>> begin Supplied data

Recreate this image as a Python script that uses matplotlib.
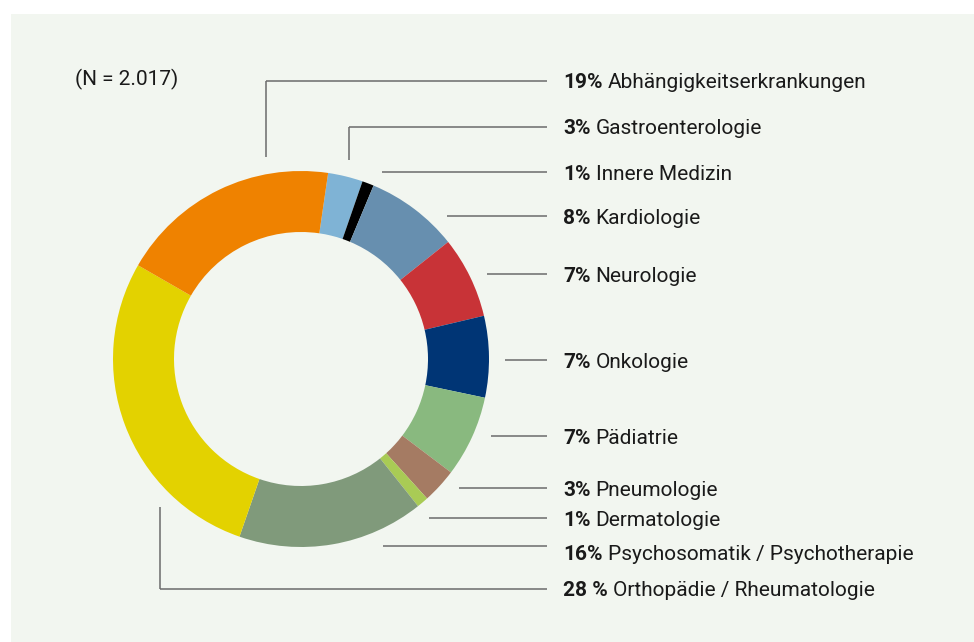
import matplotlib
matplotlib.use("Agg")
import matplotlib.pyplot as plt
from matplotlib.patches import Rectangle

# Data (clockwise from top)
categories = ["Gastroenterologie", "Innere Medizin", "Kardiologie", "Neurologie",
              "Onkologie", "Pädiatrie", "Pneumologie", "Dermatologie",
              "Psychosomatik / Psychotherapie", "Orthopädie / Rheumatologie",
              "Abhängigkeitserkrankungen"]
values = [3, 1, 8, 7, 7, 7, 3, 1, 16, 28, 19]
pct_labels = ["3%", "1%", "8%", "7%", "7%", "7%", "3%", "1%", "16%", "28 %", "19%"]
colors = ["#7fb3d5", "#000000", "#678faf", "#c83337", "#003575", "#89b97f",
          "#a57b63", "#a9cb55", "#809a7b", "#e3d200", "#ef8200"]
note = "(N = 2.017)"

W, H = 974, 642
fig = plt.figure(figsize=(W / 100, H / 100), dpi=100)
fig.patch.set_facecolor("white")
ax = fig.add_axes([0, 0, 1, 1])

def Y(y):
    return H - y

bg = "#f2f6f0"
ax.add_patch(Rectangle((11, 0), W - 11, H - 14, facecolor=bg, edgecolor="none", zorder=0))

cx, cy, R, w = 301, 359, 188, 61
ax.pie(values, colors=colors, startangle=81.7, counterclock=False,
       center=(cx, Y(cy)), radius=R,
       wedgeprops=dict(width=w, edgecolor="none", linewidth=0))
ax.set_xlim(0, W)
ax.set_ylim(0, H)
ax.set_aspect("equal")
ax.axis("off")

# label layout (pixel coords): text y, line y, line start x, optional vertical end y
text_y = [127, 172, 217, 274, 361, 437, 489, 519, 553, 589, 81]
line_y = [127, 172, 216, 274, 360, 436, 488, 518, 546, 589, 81]
line_x0 = [349, 382, 447, 487, 505, 491, 459, 429, 383, 160, 266]
vert_end = [160, None, None, None, None, None, None, None, None, 507, 157]

lc = "#6b6b6b"
x_end = 547
tx = 563
fam = ["Roboto", "DejaVu Sans"]
fs = 15
dy = 2
for i in range(len(categories)):
    ax.plot([line_x0[i], x_end], [Y(line_y[i])] * 2, color=lc, lw=1.1,
            solid_capstyle="butt", zorder=3)
    if vert_end[i] is not None:
        ax.plot([line_x0[i]] * 2, [Y(line_y[i]), Y(vert_end[i])], color=lc, lw=1.1,
                solid_capstyle="butt", zorder=3)
    t = ax.text(tx, Y(text_y[i] + dy), pct_labels[i], fontsize=fs, fontweight="bold",
                family=fam, va="center", ha="left", color="#1a1a1a")
    fig.canvas.draw()
    bb = t.get_window_extent()
    ax.text(bb.x1 + 5, Y(text_y[i] + dy), categories[i], fontsize=fs,
            family=fam, va="center", ha="left", color="#1a1a1a")

ax.text(75, Y(77 + dy), note, fontsize=fs, family=fam, va="center", ha="left", color="#1a1a1a")

fig.savefig("out.png", dpi=100, facecolor="white")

>> end Supplied data

◆ Set task: Please write out all of the material above without changing a word, and omit any pictures.

◆ Expected answer:
Recreate this image as a Python script that uses matplotlib.
import matplotlib
matplotlib.use("Agg")
import matplotlib.pyplot as plt
from matplotlib.patches import Rectangle

# Data (clockwise from top)
categories = ["Gastroenterologie", "Innere Medizin", "Kardiologie", "Neurologie",
              "Onkologie", "Pädiatrie", "Pneumologie", "Dermatologie",
              "Psychosomatik / Psychotherapie", "Orthopädie / Rheumatologie",
              "Abhängigkeitserkrankungen"]
values = [3, 1, 8, 7, 7, 7, 3, 1, 16, 28, 19]
pct_labels = ["3%", "1%", "8%", "7%", "7%", "7%", "3%", "1%", "16%", "28 %", "19%"]
colors = ["#7fb3d5", "#000000", "#678faf", "#c83337", "#003575", "#89b97f",
          "#a57b63", "#a9cb55", "#809a7b", "#e3d200", "#ef8200"]
note = "(N = 2.017)"

W, H = 974, 642
fig = plt.figure(figsize=(W / 100, H / 100), dpi=100)
fig.patch.set_facecolor("white")
ax = fig.add_axes([0, 0, 1, 1])

def Y(y):
    return H - y

bg = "#f2f6f0"
ax.add_patch(Rectangle((11, 0), W - 11, H - 14, facecolor=bg, edgecolor="none", zorder=0))

cx, cy, R, w = 301, 359, 188, 61
ax.pie(values, colors=colors, startangle=81.7, counterclock=False,
       center=(cx, Y(cy)), radius=R,
       wedgeprops=dict(width=w, edgecolor="none", linewidth=0))
ax.set_xlim(0, W)
ax.set_ylim(0, H)
ax.set_aspect("equal")
ax.axis("off")

# label layout (pixel coords): text y, line y, line start x, optional vertical end y
text_y = [127, 172, 217, 274, 361, 437, 489, 519, 553, 589, 81]
line_y = [127, 172, 216, 274, 360, 436, 488, 518, 546, 589, 81]
line_x0 = [349, 382, 447, 487, 505, 491, 459, 429, 383, 160, 266]
vert_end = [160, None, None, None, None, None, None, None, None, 507, 157]

lc = "#6b6b6b"
x_end = 547
tx = 563
fam = ["Roboto", "DejaVu Sans"]
fs = 15
dy = 2
for i in range(len(categories)):
    ax.plot([line_x0[i], x_end], [Y(line_y[i])] * 2, color=lc, lw=1.1,
            solid_capstyle="butt", zorder=3)
    if vert_end[i] is not None:
        ax.plot([line_x0[i]] * 2, [Y(line_y[i]), Y(vert_end[i])], color=lc, lw=1.1,
                solid_capstyle="butt", zorder=3)
    t = ax.text(tx, Y(text_y[i] + dy), pct_labels[i], fontsize=fs, fontweight="bold",
                family=fam, va="center", ha="left", color="#1a1a1a")
    fig.canvas.draw()
    bb = t.get_window_extent()
    ax.text(bb.x1 + 5, Y(text_y[i] + dy), categories[i], fontsize=fs,
            family=fam, va="center", ha="left", color="#1a1a1a")

ax.text(75, Y(77 + dy), note, fontsize=fs, family=fam, va="center", ha="left", color="#1a1a1a")

fig.savefig("out.png", dpi=100, facecolor="white")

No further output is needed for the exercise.